Well, folks, sometimes you shoot some stuff but it doesn't make the final cut. Still, it was a pretty unforgettable experience to spend eight days on the set of @RevenantMovie this year, working with masters like Inarritu and Chivo and shooting a scene with DiCaprio himself. Should be an incredible flick [but don't blink or you'll miss me].
How was it working with Leonardo DiCaprio on a large production like The Revenant?
Well I only had the one day with Leo and he was great, I mean, he keeps to himself a lot but he came up to me and introduced himself which I thought was very gracious of him. He was extremely focused on set and this was at a point where they had been shooting this film for about a year. I actually overheard him say to somebody, as he was taking a toke from his e-cigarette, and he said “Man I can’t wait for this thing to be over”.

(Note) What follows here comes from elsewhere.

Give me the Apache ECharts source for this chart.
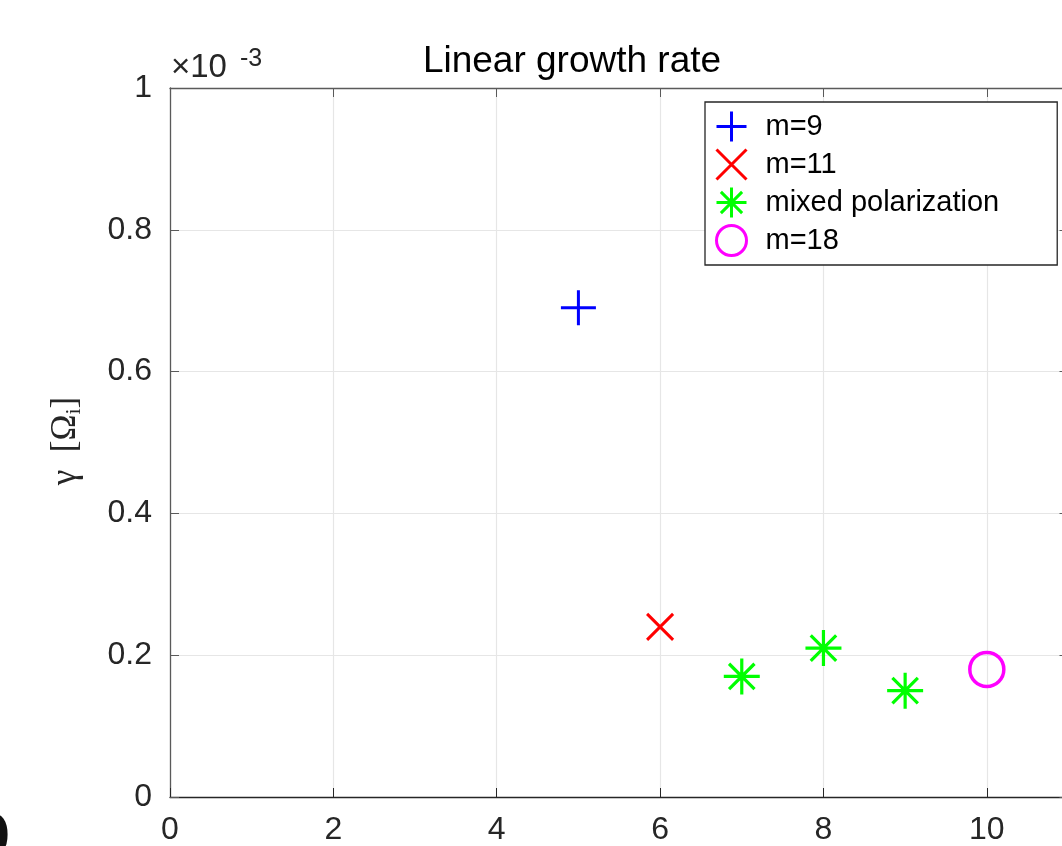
<!DOCTYPE html>
<html><head><meta charset="utf-8">
<script src="https://cdn.jsdelivr.net/npm/echarts@6/dist/echarts.min.js"></script>
<style>html,body{margin:0;padding:0;background:#fff}#c{width:1062px;height:846px}</style>
</head><body><div id="c"></div>
<script>
// ---- data (gamma in units of 1e-3 Omega_i) ----
const seriesNames = ['m=9', 'm=11', 'mixed polarization', 'm=18'];
const m9X = [5];
const m9Y = [0.69];
const m11X = [6];
const m11Y = [0.24];
const mixedX = [7, 8, 9];
const mixedY = [0.17, 0.21, 0.15];
const m18X = [10];
const m18Y = [0.18];
const xTickLabels = ['0', '2', '4', '6', '8', '10'];
const yTickLabels = ['0', '0.2', '0.4', '0.6', '0.8', '1'];
const titleText = 'Linear growth rate';
const exponentText = '-3';

const pair = (xs, ys) => xs.map((x, i) => [x, ys[i]]);

const PLUS = 'path://M0,-10L0,10M-10,0L10,0';
const CROSS = 'path://M-10,-10L10,10M-10,10L10,-10';
const STAR = 'path://M0,-10L0,10M-10,0L10,0M-7.07,-7.07L7.07,7.07M-7.07,7.07L7.07,-7.07';

const AX = '#262626';
const AX2 = '#5a5a5a';
const GRIDC = '#e6e6e6';
const FONT = '"Liberation Sans", Arial, sans-serif';

const chart = echarts.init(document.getElementById('c'), null, {renderer: 'canvas'});

const mkStyle = (c, w) => ({color: 'rgba(0,0,0,0)', borderColor: c, borderWidth: w, opacity: 1});

const option = {
  animation: false,
  backgroundColor: '#ffffff',
  grid: {left: 170, top: 88, width: 898.5, height: 709, containLabel: false, outerBoundsMode: 'none'},
  xAxis: [{
    type: 'value', min: 0, max: 11, interval: 2, position: 'bottom',
    axisLine: {show: true, onZero: false, lineStyle: {color: AX, width: 1.3}},
    axisTick: {show: true, inside: true, length: 9, lineStyle: {color: AX}},
    axisLabel: {show: true, margin: 17, color: AX, fontSize: 32, fontFamily: FONT,
      formatter: v => { const i = Math.round(v / 2); return (Math.abs(v - i * 2) < 1e-9 && i < xTickLabels.length) ? xTickLabels[i] : ''; }},
    splitLine: {show: true, lineStyle: {color: GRIDC, width: 1.2}}
  }, {
    type: 'value', min: 0, max: 11, interval: 2, position: 'top',
    axisLine: {show: true, onZero: false, lineStyle: {color: AX2, width: 1.3}},
    axisTick: {show: true, inside: true, length: 9, lineStyle: {color: AX2}},
    axisLabel: {show: false},
    splitLine: {show: false}
  }],
  yAxis: [{
    type: 'value', min: 0, max: 1, interval: 0.2, position: 'left',
    axisLine: {show: true, onZero: false, lineStyle: {color: AX2, width: 1.3}},
    axisTick: {show: true, inside: true, length: 9, lineStyle: {color: AX2}},
    axisLabel: {show: true, margin: 18, color: AX, fontSize: 32, fontFamily: FONT,
      formatter: v => yTickLabels[Math.round(v / 0.2)]},
    splitLine: {show: true, lineStyle: {color: GRIDC, width: 1.2}}
  }, {
    type: 'value', min: 0, max: 1, interval: 0.2, position: 'right',
    axisLine: {show: true, onZero: false, lineStyle: {color: AX2, width: 1.3}},
    axisTick: {show: true, inside: true, length: 9, lineStyle: {color: AX2}},
    axisLabel: {show: false},
    splitLine: {show: false}
  }],
  legend: {
    orient: 'vertical', left: 705, top: 102,
    backgroundColor: '#ffffff', borderColor: AX, borderWidth: 1.3, borderRadius: 0,
    padding: [8, 58, 8, 10],
    itemWidth: 40, itemHeight: 30, itemGap: 5,
    textStyle: {fontSize: 29, lineHeight: 30, fontFamily: FONT, color: '#000', padding: [0, 0, 0, 9]},
    selectedMode: false,
    data: [
      {name: seriesNames[0], icon: PLUS, itemStyle: mkStyle('#0000ff', 3)},
      {name: seriesNames[1], icon: CROSS, itemStyle: mkStyle('#ff0000', 3)},
      {name: seriesNames[2], icon: STAR, itemStyle: mkStyle('#00ff00', 3)},
      {name: seriesNames[3], icon: 'circle', itemStyle: mkStyle('#ff00ff', 3)}
    ]
  },
  graphic: [
    {type: 'text', x: 572, y: 62, style: {text: titleText, fill: '#000', font: '37px ' + FONT, align: 'center', verticalAlign: 'middle'}},
    {type: 'text', x: 171, y: 68, style: {text: '×10', fill: AX, font: '33px ' + FONT, align: 'left', verticalAlign: 'middle'}},
    {type: 'text', x: 240, y: 59, style: {text: exponentText, fill: AX, font: '25px ' + FONT, align: 'left', verticalAlign: 'middle'}},
    {type: 'text', x: 66, y: 441, rotation: Math.PI / 2,
      style: {text: 'γ  [Ω{sub|i}]', fill: AX, font: '35px "Liberation Serif", "Times New Roman", serif', align: 'center', verticalAlign: 'middle',
        rich: {sub: {fontSize: 22, fontFamily: '"Liberation Serif", serif', fill: AX, padding: [16, 0, 0, 0]}}}},
    {type: 'text', x: -38, y: 874, style: {text: 'b', fill: '#111', font: 'bold 80px "Liberation Sans", sans-serif', align: 'left', verticalAlign: 'bottom'}}
  ],
  series: [
    {name: seriesNames[0], type: 'scatter', data: pair(m9X, m9Y), symbol: PLUS, symbolSize: 35, itemStyle: mkStyle('#0000ff', 3), emphasis: {disabled: true}},
    {name: seriesNames[1], type: 'scatter', data: pair(m11X, m11Y), symbol: CROSS, symbolSize: 26, itemStyle: mkStyle('#ff0000', 3), emphasis: {disabled: true}},
    {name: seriesNames[2], type: 'scatter', data: pair(mixedX, mixedY), symbol: STAR, symbolSize: 36, itemStyle: mkStyle('#00ff00', 3.2), emphasis: {disabled: true}},
    {name: seriesNames[3], type: 'scatter', data: pair(m18X, m18Y), symbol: 'circle', symbolSize: 34, itemStyle: mkStyle('#ff00ff', 3.5), emphasis: {disabled: true}}
  ]
};
chart.setOption(option);
</script>
</body></html>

I didn’t have to do any of that insanely hard stuff but I heard all the stories. They lived through an Alberta winter in the mountains, they weren’t faking any of that stuff, they were really getting in rivers. And he (Leonardo DiCaprio) was really nice because he was really aware of my safety, like there was a scene where I was in his hut burning it down and he comes in and finds me and basically fires a gun right me. They obviously have a fake gun with blanks but it’s still dangerous because little projectiles can still come out so he was making sure and asking where he should aim the gun because he didn’t want to aim it at my face and I was like “Aw you’re so nice! You don’t want to shoot me in the face for real, what a guy!”